There are genuine counterarguments. Some tokens have successfully managed supply through real value creation—Bitcoin's network effects, Ethereum's utility, and the staking model that locks supply all work because they're tied to genuine economic activity or scarcity mechanics. And plenty of projects will solve this by doing the hard work: building something people actually use, creating real cash flows, aligning incentives with long-term holders rather than using tokens as an infinite marketing budget.

But the broader signal matters. When someone like Ippolito—someone embedded in the institutional crypto infrastructure that's supposed to understand these models—calls it existential, the market should listen. What he's pointing out isn't that crypto is dying. It's that the particular way crypto projects have been structured and funded is reaching diminishing returns. The token supply problem is really a token *purpose* problem. Too many tokens are asking for the same thing: "believe in our vision and hold through dilution."

The projects that survive this reckoning will likely be the ones that either (1) find real economic niches where network effects are genuine and adoption is durable, or (2) fundamentally rethink their capital structure so that tokens aren't doing triple duty as currency, incentive, and equity.

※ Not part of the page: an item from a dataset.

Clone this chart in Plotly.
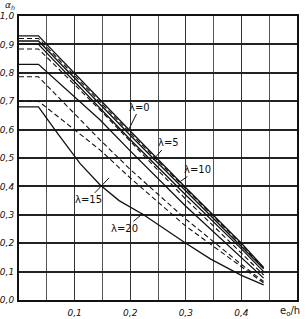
import plotly.graph_objects as go

# axis ticks
x_ticks = [0.1, 0.2, 0.3, 0.4]
x_labels = ["0,1", "0,2", "0,3", "0,4"]
y_ticks = [0.0, 0.1, 0.2, 0.3, 0.4, 0.5, 0.6, 0.7, 0.8, 0.9, 1.0]
y_labels = ["0,0", "0,1", "0,2", "0,3", "0,4", "0,5", "0,6", "0,7", "0,8", "0,9", "1,0"]

# solid curves (lambda = 0, 5, 10, 15, 20)
s0_x = [0.0, 0.035, 0.2, 0.3, 0.4, 0.44]
s0_y = [0.93, 0.93, 0.595, 0.395, 0.20, 0.115]
s5_x = [0.0, 0.035, 0.2, 0.3, 0.4, 0.44]
s5_y = [0.912, 0.912, 0.58, 0.385, 0.19, 0.11]
s10_x = [0.0, 0.035, 0.2, 0.3, 0.4, 0.44]
s10_y = [0.90, 0.90, 0.565, 0.37, 0.18, 0.10]
s15_x = [0.0, 0.035, 0.146, 0.2, 0.3, 0.4, 0.44]
s15_y = [0.83, 0.83, 0.634, 0.525, 0.33, 0.15, 0.077]
s20_x = [0.0, 0.035, 0.07, 0.11, 0.146, 0.18, 0.224, 0.296, 0.344, 0.4, 0.44]
s20_y = [0.68, 0.68, 0.585, 0.48, 0.405, 0.35, 0.30, 0.205, 0.145, 0.087, 0.053]

# dashed curves
d5_x = [0.0, 0.035, 0.2, 0.3, 0.4, 0.44]
d5_y = [0.921, 0.921, 0.588, 0.39, 0.195, 0.112]
d10_x = [0.0, 0.035, 0.146, 0.2, 0.3, 0.4, 0.44]
d10_y = [0.884, 0.884, 0.669, 0.56, 0.355, 0.165, 0.088]
d15_x = [0.0, 0.035, 0.146, 0.2, 0.3, 0.4, 0.44]
d15_y = [0.786, 0.786, 0.563, 0.46, 0.285, 0.125, 0.065]
d20_x = [0.0, 0.035, 0.146, 0.2, 0.3, 0.4, 0.44]
d20_y = [0.70, 0.70, 0.528, 0.43, 0.26, 0.115, 0.06]

solid = [(s0_x, s0_y), (s5_x, s5_y), (s10_x, s10_y), (s15_x, s15_y), (s20_x, s20_y)]
dashed = [(d5_x, d5_y), (d10_x, d10_y), (d15_x, d15_y), (d20_x, d20_y)]

fig = go.Figure()
for xs, ys in solid:
    fig.add_trace(go.Scatter(x=xs, y=ys, mode="lines",
                             line=dict(color="#111", width=1.3), showlegend=False))
for xs, ys in dashed:
    fig.add_trace(go.Scatter(x=xs, y=ys, mode="lines",
                             line=dict(color="#111", width=1.1, dash="5px,3px"), showlegend=False))

lab_font = dict(family="DejaVu Sans", size=10, color="#111")
labels = [
    ("λ=0", 0.196, 0.595, 12, -24),
    ("λ=5", 0.241, 0.493, 15, -17),
    ("λ=10", 0.29, 0.417, 17, -12),
    ("λ=15", 0.162, 0.43, -21, 22),
    ("λ=20", 0.223, 0.305, -18, 15),
]
for t, x, y, ax, ay in labels:
    fig.add_annotation(x=x, y=y, text=t, showarrow=True, arrowhead=0, arrowwidth=1,
                       arrowcolor="#111", ax=ax, ay=ay, font=lab_font)

fig.add_annotation(xref="paper", yref="paper", x=-0.032, y=1.036, xanchor="center", yanchor="middle",
                   text="α<sub>h</sub>", showarrow=False,
                   font=dict(family="DejaVu Sans", size=9, color="#111", style="italic"))
fig.add_annotation(xref="paper", yref="paper", x=0.975, y=-0.039, xanchor="center", yanchor="middle",
                   text="e<sub>o</sub>/h", showarrow=False,
                   font=dict(family="DejaVu Sans", size=10, color="#111"))

fig.update_xaxes(range=[0, 0.5], tickvals=x_ticks, ticktext=x_labels, automargin=False,
                 showgrid=True, gridcolor="#333", gridwidth=1,
                 minor=dict(dtick=0.05, tick0=0, showgrid=True, gridcolor="#555", gridwidth=1),
                 showline=True, linecolor="#111", linewidth=2, mirror=True,
                 ticks="", zeroline=False, ticklabelstandoff=3,
                 tickfont=dict(family="DejaVu Sans", size=9, color="#111", style="italic"))
fig.update_yaxes(range=[0, 1.0], tickvals=y_ticks, ticktext=y_labels, automargin=False,
                 showgrid=True, gridcolor="#222", gridwidth=1.5,
                 showline=True, linecolor="#111", linewidth=2, mirror=True,
                 ticks="", zeroline=False, ticklabelstandoff=1,
                 tickfont=dict(family="DejaVu Sans", size=9, color="#111", style="italic"))
fig.update_layout(width=307, height=319, margin=dict(l=19, r=10, t=16, b=19),
                  paper_bgcolor="white", plot_bgcolor="white")
fig.write_html("out.html")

The Difference Between Dilution and Failure

It's worth noting that supply growth isn't inherently bad. Gold mining increases the supply of gold, but gold still holds value because it's scarce relative to demand. The problem in crypto isn't supply growth itself—it's supply growth that isn't justified by demand growth. When a network doubles its token supply and usage stays flat, that's not innovation in tokenomics. That's financial dilution dressed up in technical language.

What to Watch

Pay attention to which projects start actually reducing token inflation or implementing buy-back mechanisms. Those teams are admitting the supply problem is real and taking steps to address it. Also watch for projects moving away from "governance tokens" and toward models where tokens represent actual cash flows or network utility. The ones doing that early won't solve the broader problem, but they'll have a structural advantage over everyone still printing tokens and hoping adoption catches up.